Smoking Set to Become
World's Leading Killer
By Casey Combs
AP Writer
10-20-98

 
 
GENEVA (AFP) - Smoking is set to become the biggest single cause of death and disability on Earth, with tobacco use worldwide reaching epidemic proportions, according to a World Health Organization report published Tuesday.
 
Thinking of lighting up? Read on -- the following statistics and statements are drawn from the WHO report:
 
----Based on current patterns of consumption, more than 500 million people currently alive are likely to be killed by tobacco.
 
----Tobacco causes around 3.5 million deaths annually, the figure set to rise to around 10 million deaths annually during the 2020s or 2030s. Of the latter figure, 7 million deaths will occur in developing countries.
 
----By 2020, it is predicted that 12 percent of deaths globally will be caused by tobacco, more than HIV, tuberculosis, maternal mortality, road accidents, suicide and homicide combined.
 
----On average, smokers who begin smoking in adolescence and continue to smoke regularly have a 50 percent chance of dying from tobacco. Half of these will die in middle age, before age 70, losing around 22 years of normal life expectancy.
 
---- Based on current trends, around 250 million children currently alive will eventually be killed by tobacco.
 
----Tobacco is a known or probable cause of numerous diseases:
 
Cancer -- of the lip, oral cavity and pharynx; the esophagus; the pancreas; the larynx; the lung, trachea and bronchus; the urinary bladder; the kidney and other urinary organs;
 
Respiratory diseases -- tuberculosis, pneumonia and influenza, bronchitis and emphysema, asthma and chronic airway obstruction;
 
Cardiovascular diseases -- rheumatic heart disease; hypertension; pulmonary heart disease; cerebrovascular diseases; atherosclerosis; aortic aneurysm;
 
Pediatric diseases -- low birth weight; respiratory distress syndrome; newborn respiratory conditions; sudden infant death syndrome.
 
----WHO estimates that there are around 1.1 billion smokers in the world, around one third of the population aged 15 and over. Of these, 800 million are in developing countries.
 
----Data indicate that globally, 47 percent of men and 12 percent of women smoke.
 
----By the mid-2020s the transfer of smoking from rich to poor countries will be well advanced, with only 15 percent of the world's smokers living in rich countries.
 
The biggest increases in the smoking-related disease burden are expected in India and China.
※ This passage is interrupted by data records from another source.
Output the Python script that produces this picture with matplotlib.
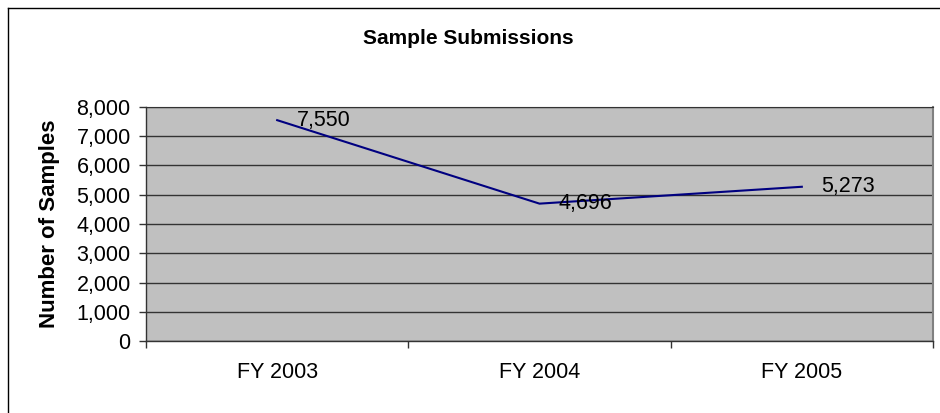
import matplotlib.pyplot as plt
from matplotlib.lines import Line2D
from matplotlib.ticker import FuncFormatter, FixedLocator

plt.rcParams['font.family'] = ['Liberation Sans', 'DejaVu Sans']

# Data
years = ['FY 2003', 'FY 2004', 'FY 2005']
samples = [7550, 4696, 5273]
y_ticks = [0, 1000, 2000, 3000, 4000, 5000, 6000, 7000, 8000]

fig = plt.figure(figsize=(9.4, 4.13), dpi=100)
ax = fig.add_axes([146 / 940, 1 - 341 / 413, (933 - 146) / 940, (341 - 107) / 413])

x = list(range(len(years)))
ax.set_facecolor('#c0c0c0')
ax.plot(x, samples, color='#000080', linewidth=1.5, zorder=3)

# data labels to the right of each point
for xi, v in zip(x, samples):
    ax.annotate(f'{v:,}', (xi, v), xytext=(14, 0), textcoords='offset points',
                ha='left', va='center', fontsize=15.5, color='black', zorder=4)

ax.set_xlim(-0.5, len(years) - 0.5)
ax.set_ylim(0, 8000)
ax.set_yticks(y_ticks)
ax.yaxis.set_major_formatter(FuncFormatter(lambda v, p: f'{int(v):,}'))
ax.grid(axis='y', color='#333333', linewidth=1, zorder=1)
ax.set_axisbelow(True)

ax.set_xticks(x)
ax.set_xticklabels(years)
ax.xaxis.set_minor_locator(FixedLocator([i - 0.5 for i in range(len(years) + 1)]))
ax.tick_params(axis='x', which='major', length=0, pad=15, labelsize=15.5)
ax.tick_params(axis='x', which='minor', length=5, width=1, color='#333333', direction='out')
ax.tick_params(axis='y', length=5, width=1, color='#333333', direction='out', pad=6, labelsize=15.5)

for s in ['left', 'bottom']:
    ax.spines[s].set_color('#333333')
    ax.spines[s].set_linewidth(1)
ax.spines['top'].set_color('#333333')
ax.spines['right'].set_color('#808080')
ax.spines['right'].set_linewidth(1.5)

ax.set_ylabel('Number of Samples', fontsize=16, fontweight='bold', labelpad=12)
fig.text(468 / 940, 1 - 38 / 413, 'Sample Submissions', fontsize=15, fontweight='bold',
         ha='center', va='center')

# outer chart frame (left and top edges visible)
fig.add_artist(Line2D([8 / 940, 8 / 940], [0, 1 - 8 / 413], transform=fig.transFigure,
                      color='black', linewidth=1))
fig.add_artist(Line2D([8 / 940, 1], [1 - 8 / 413, 1 - 8 / 413], transform=fig.transFigure,
                      color='black', linewidth=1))

fig.savefig('out.png', dpi=100)
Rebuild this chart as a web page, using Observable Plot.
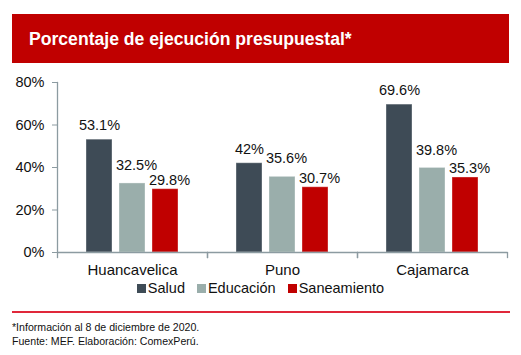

In China alone, where there are 300 million smokers, new data show that there are already around 750,000 deaths a year caused by smoking.
 
----Stopping smoking benefits health in all cases. One year after giving up smoking, the risk of coronary heart disease decreases by 50 percent, and within 15 years the risk of coronary heart disease is similar to that of a lifelong non-smoker.
 
The relative risk of developing lung cancer and strokes also decreases, though more slowly. Within 10 to 14 years of stopping smoking, the risk of death from cancer becomes comparable to that of a lifelong non-smoker.